Comme à son habitude, Jean-Marc Jancovici, ingénieur consultant, enseignant et porteur de plusieurs projets en faveur de la transition énergétique, nous livre ici un argumentaire coup de poing. Réputé pour la clarté de ses messages, son assurance et la pédagogie dont il sait faire preuve pour expliquer les choses complexes aux profanes, J.M. Jancovici a su déclencher une prise de conscience chez nombre de citoyens au sujet des enjeux de l'énergie et du climat. J'ai d'ailleurs moi-même repris à mon compte, lors de mes conférences, l'excellent concept d'esclaves énergétiques qu'il a su présenter de manière on ne peut plus explicite. Malgré les qualités indéniables du personnage, j'ai refermé son dernier ouvrage avec un sentiment de déception.
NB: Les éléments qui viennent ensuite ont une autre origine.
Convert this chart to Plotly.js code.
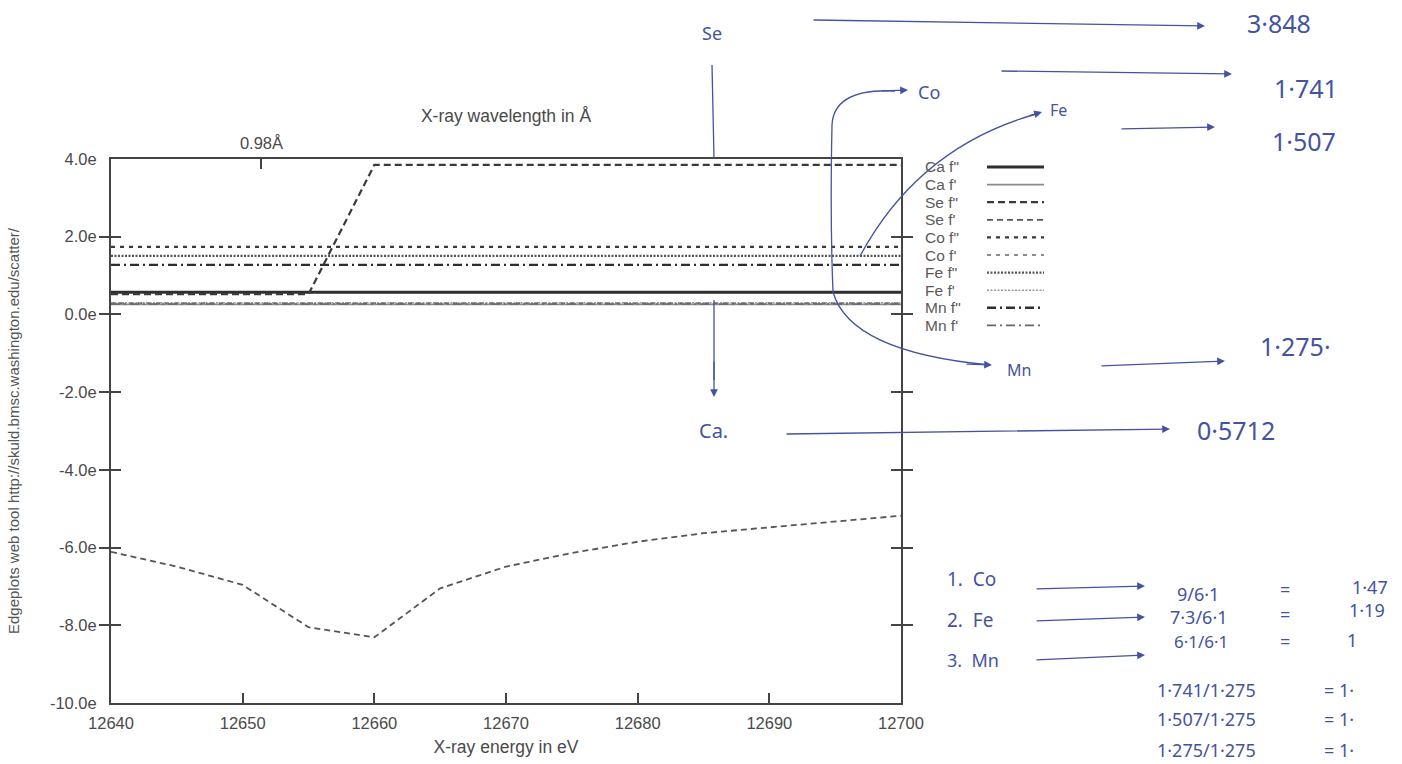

Mettre des mots sur les maux
La compréhension des enjeux est essentielle pour prendre les bonnes décisions, que ce soit à l'échelle personnelle, familiale, collective ou nationale voire internationale. C'est ce que J.M. Jancovici semble avoir voulu faire dans cet essai en expliquant notamment les raisons de la débâcle politicienne qui secoue notre société. Il détaille les vrais défis que pose le dérèglement climatique, explique le lien entre la crise de 2008 et le choc pétrolier, évoque les limites de la croissance verte ou de l'internet et bien d'autres choses encore.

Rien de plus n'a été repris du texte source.